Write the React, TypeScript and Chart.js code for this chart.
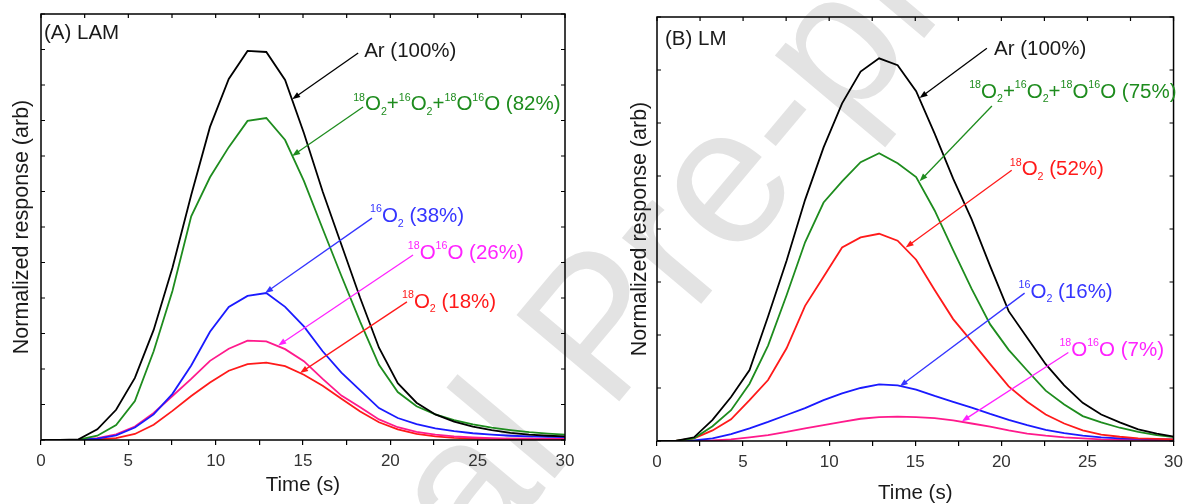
==
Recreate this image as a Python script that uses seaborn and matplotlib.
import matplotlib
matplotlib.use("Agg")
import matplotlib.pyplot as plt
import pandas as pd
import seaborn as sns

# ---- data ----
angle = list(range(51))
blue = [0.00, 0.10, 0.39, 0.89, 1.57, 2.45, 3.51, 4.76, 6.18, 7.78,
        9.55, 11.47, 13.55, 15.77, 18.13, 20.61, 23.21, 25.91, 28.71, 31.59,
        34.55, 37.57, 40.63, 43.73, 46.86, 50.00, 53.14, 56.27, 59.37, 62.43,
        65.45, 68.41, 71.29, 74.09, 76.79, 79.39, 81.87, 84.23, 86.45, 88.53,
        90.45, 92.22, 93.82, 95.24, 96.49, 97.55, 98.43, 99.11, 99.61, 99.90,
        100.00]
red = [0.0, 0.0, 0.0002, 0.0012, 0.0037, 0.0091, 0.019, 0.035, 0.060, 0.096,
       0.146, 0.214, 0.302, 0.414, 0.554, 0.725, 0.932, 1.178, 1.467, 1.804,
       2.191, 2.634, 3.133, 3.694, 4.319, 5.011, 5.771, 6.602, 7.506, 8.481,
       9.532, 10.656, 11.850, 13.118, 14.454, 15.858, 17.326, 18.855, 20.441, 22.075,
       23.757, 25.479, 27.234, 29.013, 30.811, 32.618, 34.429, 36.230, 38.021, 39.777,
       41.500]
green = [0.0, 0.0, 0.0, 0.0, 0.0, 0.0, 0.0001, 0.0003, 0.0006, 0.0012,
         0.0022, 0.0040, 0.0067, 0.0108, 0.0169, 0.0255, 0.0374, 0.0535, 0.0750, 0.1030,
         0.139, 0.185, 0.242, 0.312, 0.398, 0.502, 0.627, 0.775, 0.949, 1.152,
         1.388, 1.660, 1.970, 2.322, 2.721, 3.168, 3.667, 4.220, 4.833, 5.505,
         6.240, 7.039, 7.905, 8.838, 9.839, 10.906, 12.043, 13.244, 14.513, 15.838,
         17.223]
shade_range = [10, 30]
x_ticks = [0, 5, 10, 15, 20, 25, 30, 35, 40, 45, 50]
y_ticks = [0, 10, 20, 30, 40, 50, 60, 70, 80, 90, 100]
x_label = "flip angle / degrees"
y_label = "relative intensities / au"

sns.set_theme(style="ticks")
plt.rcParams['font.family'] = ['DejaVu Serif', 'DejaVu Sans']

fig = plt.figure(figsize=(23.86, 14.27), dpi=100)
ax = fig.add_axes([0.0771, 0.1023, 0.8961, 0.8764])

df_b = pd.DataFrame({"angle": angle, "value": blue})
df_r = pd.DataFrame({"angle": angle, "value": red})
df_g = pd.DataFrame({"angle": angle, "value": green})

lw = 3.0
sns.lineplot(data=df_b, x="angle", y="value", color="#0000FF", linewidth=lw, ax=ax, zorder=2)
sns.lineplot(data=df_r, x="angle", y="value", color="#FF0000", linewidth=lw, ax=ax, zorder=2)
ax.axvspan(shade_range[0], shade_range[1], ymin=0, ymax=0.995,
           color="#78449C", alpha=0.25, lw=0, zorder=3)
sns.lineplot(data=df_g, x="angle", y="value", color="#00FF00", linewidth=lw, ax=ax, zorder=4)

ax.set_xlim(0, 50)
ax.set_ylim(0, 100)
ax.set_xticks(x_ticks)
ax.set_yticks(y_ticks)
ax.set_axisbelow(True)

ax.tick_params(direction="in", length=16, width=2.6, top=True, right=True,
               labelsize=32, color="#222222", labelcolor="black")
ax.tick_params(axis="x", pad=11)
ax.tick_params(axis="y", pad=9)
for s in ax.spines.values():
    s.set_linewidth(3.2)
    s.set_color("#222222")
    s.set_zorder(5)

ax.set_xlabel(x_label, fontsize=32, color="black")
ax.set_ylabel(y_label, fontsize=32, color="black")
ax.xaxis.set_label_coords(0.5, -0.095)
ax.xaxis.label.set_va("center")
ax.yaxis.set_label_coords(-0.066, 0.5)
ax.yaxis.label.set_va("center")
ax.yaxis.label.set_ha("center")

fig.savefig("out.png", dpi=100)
...
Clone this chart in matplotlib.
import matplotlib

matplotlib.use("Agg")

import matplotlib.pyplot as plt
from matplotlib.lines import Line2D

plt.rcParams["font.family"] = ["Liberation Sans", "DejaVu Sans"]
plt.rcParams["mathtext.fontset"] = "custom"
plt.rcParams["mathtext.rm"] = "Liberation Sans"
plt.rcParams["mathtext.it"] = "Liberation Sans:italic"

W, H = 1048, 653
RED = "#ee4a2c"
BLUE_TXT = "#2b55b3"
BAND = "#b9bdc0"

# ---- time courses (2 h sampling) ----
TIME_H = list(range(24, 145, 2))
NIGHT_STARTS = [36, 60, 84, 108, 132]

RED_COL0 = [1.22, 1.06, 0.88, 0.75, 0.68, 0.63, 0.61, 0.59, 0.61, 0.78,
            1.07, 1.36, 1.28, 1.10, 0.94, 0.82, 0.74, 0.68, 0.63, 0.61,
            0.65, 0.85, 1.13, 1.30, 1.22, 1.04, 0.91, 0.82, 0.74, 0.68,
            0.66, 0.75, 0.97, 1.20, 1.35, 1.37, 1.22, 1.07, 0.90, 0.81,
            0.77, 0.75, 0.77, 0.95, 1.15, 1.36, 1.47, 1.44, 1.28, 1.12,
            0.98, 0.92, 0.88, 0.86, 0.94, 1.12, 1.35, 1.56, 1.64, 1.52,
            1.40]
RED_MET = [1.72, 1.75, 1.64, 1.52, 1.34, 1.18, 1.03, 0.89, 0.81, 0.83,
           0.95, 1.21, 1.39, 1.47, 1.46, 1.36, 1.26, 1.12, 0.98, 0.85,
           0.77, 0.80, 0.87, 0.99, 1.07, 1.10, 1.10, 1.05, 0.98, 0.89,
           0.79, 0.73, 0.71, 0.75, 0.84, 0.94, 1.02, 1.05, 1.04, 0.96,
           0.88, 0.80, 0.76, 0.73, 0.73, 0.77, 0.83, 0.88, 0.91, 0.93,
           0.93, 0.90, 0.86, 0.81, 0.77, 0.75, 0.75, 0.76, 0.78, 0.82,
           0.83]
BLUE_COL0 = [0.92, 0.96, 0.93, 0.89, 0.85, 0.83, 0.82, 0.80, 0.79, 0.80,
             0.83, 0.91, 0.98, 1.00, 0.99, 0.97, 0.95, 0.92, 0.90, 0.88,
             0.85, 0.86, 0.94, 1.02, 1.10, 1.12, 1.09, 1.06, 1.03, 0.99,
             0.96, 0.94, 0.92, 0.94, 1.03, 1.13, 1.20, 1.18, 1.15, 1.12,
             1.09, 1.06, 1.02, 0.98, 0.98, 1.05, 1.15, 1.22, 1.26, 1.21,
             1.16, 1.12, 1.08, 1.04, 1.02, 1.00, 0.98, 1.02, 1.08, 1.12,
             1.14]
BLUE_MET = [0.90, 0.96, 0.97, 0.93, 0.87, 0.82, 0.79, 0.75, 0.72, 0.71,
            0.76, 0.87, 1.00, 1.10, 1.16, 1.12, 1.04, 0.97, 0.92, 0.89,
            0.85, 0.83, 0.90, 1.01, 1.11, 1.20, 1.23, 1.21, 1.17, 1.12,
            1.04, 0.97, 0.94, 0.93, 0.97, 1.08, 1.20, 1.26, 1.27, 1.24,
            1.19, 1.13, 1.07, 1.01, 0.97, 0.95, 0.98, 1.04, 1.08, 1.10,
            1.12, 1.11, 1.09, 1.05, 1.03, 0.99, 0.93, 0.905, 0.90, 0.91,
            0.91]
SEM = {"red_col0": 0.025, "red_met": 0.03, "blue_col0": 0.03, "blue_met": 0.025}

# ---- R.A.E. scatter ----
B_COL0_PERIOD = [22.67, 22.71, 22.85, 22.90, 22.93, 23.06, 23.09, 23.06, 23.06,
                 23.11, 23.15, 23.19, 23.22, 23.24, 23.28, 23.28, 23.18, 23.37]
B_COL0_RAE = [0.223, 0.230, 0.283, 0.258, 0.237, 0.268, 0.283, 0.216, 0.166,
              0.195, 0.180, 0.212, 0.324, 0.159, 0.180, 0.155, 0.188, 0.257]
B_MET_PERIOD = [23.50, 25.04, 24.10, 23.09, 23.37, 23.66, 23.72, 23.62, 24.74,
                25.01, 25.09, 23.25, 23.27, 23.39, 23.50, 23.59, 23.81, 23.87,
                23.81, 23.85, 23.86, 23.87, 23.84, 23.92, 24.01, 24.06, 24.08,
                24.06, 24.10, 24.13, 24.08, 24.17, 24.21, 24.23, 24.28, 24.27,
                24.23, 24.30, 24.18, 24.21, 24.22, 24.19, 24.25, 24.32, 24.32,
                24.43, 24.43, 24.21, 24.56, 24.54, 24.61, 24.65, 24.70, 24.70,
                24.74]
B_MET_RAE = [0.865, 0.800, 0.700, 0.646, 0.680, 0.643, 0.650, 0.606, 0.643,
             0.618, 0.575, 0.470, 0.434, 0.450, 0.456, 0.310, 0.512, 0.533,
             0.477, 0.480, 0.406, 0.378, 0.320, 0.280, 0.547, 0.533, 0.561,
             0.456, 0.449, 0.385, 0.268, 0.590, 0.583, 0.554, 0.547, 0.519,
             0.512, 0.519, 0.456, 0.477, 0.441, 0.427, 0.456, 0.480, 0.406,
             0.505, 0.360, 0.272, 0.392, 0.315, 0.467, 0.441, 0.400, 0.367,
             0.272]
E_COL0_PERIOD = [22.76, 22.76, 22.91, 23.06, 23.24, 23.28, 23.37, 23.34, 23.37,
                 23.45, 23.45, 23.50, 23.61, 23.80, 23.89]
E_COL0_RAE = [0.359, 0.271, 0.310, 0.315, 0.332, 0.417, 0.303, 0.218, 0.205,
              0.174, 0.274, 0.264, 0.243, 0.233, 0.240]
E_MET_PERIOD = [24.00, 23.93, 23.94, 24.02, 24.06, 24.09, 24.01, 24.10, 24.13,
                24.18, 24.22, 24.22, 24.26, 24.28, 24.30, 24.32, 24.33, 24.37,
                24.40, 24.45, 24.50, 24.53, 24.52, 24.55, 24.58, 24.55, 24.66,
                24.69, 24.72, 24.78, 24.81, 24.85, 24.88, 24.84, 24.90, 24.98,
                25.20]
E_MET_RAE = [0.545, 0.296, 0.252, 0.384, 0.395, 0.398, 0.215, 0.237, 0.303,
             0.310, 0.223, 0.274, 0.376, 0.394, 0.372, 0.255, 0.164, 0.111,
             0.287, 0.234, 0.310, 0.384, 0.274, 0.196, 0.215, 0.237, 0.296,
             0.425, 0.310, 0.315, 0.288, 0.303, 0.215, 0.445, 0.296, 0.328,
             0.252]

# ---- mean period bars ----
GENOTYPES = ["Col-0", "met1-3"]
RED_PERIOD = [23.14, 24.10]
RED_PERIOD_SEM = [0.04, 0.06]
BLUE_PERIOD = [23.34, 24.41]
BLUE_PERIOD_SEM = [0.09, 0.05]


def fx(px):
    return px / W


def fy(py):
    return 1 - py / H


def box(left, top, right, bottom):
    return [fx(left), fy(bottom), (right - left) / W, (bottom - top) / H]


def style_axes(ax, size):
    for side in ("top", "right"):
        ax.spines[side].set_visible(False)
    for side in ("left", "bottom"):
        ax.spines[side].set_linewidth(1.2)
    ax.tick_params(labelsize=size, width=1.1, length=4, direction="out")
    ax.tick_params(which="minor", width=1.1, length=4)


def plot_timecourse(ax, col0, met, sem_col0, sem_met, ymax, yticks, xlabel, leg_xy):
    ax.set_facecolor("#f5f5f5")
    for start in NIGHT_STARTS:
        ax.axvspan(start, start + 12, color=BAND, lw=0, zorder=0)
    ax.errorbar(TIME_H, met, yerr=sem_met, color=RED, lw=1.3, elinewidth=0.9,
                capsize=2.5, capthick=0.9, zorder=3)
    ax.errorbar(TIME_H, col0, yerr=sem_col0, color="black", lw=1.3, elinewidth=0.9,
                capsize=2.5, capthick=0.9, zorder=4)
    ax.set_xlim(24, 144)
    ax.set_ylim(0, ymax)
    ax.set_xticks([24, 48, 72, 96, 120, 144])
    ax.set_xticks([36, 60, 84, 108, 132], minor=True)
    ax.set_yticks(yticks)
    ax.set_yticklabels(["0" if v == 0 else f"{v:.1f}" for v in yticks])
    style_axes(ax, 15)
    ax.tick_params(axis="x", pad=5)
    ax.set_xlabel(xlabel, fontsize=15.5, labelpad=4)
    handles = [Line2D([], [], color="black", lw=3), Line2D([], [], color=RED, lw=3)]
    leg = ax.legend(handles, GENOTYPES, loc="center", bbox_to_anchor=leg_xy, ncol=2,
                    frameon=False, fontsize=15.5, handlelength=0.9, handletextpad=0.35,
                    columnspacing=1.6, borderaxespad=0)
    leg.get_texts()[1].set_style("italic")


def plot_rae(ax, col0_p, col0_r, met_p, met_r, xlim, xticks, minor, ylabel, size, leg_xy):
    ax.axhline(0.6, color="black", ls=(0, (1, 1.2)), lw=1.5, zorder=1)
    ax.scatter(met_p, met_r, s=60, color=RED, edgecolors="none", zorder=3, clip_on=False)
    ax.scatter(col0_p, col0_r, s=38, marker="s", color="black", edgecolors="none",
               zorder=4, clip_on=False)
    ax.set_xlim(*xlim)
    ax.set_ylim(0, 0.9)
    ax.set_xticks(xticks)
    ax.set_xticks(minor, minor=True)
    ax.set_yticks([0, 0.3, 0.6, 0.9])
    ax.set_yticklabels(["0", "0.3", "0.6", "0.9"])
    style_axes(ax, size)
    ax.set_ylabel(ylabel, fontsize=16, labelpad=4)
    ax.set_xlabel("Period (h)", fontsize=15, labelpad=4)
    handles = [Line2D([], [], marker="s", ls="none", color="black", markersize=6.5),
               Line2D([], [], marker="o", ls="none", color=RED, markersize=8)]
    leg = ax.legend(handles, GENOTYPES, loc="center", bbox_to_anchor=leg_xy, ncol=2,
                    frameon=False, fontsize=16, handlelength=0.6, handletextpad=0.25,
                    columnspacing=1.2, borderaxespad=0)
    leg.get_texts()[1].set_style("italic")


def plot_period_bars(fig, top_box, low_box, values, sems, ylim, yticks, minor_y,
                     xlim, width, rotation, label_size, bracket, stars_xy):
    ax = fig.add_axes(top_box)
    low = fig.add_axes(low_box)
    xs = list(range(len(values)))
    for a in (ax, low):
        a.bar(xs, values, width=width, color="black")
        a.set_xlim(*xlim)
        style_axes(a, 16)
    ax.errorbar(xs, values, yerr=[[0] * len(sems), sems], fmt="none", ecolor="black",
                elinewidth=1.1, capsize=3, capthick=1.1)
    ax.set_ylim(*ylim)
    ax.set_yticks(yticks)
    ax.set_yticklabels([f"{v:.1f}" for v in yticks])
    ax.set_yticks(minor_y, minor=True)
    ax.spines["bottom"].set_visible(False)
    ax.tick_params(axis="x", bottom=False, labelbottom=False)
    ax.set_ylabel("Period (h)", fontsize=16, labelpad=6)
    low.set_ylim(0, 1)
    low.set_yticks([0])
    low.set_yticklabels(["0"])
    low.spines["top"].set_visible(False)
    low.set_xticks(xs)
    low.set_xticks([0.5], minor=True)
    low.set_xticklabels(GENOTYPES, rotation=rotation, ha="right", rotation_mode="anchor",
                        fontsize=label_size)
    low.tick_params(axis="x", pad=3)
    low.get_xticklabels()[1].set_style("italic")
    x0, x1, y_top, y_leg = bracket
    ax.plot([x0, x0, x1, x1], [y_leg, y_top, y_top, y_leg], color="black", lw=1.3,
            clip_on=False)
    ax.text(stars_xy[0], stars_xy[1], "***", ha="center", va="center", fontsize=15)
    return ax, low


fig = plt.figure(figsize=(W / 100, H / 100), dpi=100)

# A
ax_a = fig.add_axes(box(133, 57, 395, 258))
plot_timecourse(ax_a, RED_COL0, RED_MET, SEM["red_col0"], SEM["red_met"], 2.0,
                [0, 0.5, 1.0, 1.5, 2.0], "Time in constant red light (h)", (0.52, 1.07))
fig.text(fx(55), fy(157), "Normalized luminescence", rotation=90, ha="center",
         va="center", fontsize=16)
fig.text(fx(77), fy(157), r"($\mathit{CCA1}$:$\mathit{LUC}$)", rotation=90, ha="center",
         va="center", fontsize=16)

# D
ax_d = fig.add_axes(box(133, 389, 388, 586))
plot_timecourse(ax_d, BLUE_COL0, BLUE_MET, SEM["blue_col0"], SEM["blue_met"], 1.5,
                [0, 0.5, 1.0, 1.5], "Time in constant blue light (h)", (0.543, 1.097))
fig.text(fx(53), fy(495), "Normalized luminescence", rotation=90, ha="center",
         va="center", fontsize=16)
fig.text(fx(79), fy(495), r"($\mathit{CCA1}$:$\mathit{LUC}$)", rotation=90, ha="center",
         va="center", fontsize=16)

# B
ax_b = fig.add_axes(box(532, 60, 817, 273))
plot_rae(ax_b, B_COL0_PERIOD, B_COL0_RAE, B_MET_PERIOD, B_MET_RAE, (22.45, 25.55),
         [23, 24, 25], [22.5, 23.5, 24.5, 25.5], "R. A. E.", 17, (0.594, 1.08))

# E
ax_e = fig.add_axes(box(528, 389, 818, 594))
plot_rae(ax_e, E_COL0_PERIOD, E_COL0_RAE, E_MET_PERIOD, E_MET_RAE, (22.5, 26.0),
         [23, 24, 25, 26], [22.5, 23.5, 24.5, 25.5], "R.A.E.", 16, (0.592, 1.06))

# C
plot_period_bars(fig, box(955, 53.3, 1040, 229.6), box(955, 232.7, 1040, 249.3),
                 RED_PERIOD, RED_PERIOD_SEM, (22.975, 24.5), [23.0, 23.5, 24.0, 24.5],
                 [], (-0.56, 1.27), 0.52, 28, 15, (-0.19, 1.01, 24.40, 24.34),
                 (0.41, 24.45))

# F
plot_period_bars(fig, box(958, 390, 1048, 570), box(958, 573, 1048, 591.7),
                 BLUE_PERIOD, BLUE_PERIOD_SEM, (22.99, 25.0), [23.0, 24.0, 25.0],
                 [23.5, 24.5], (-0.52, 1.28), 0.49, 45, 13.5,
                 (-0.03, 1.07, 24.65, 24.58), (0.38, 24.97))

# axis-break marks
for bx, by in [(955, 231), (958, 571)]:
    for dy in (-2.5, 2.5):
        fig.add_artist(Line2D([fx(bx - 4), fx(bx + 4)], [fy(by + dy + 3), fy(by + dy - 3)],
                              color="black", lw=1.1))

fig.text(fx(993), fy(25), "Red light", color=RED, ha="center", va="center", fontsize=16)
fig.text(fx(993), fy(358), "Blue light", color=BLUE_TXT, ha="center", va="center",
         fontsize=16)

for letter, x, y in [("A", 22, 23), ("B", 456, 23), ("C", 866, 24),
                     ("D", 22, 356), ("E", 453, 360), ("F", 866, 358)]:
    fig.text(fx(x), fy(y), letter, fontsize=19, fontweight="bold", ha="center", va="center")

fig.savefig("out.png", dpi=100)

• DIRECTION: Set down exactly the lines from the line that contains "Recreate this image" to the line that contains "import seaborn as sns", both lines included, and nothing more.

• WORKED ANSWER:
Recreate this image as a Python script that uses seaborn and matplotlib.
import matplotlib
matplotlib.use("Agg")
import matplotlib.pyplot as plt
import pandas as pd
import seaborn as sns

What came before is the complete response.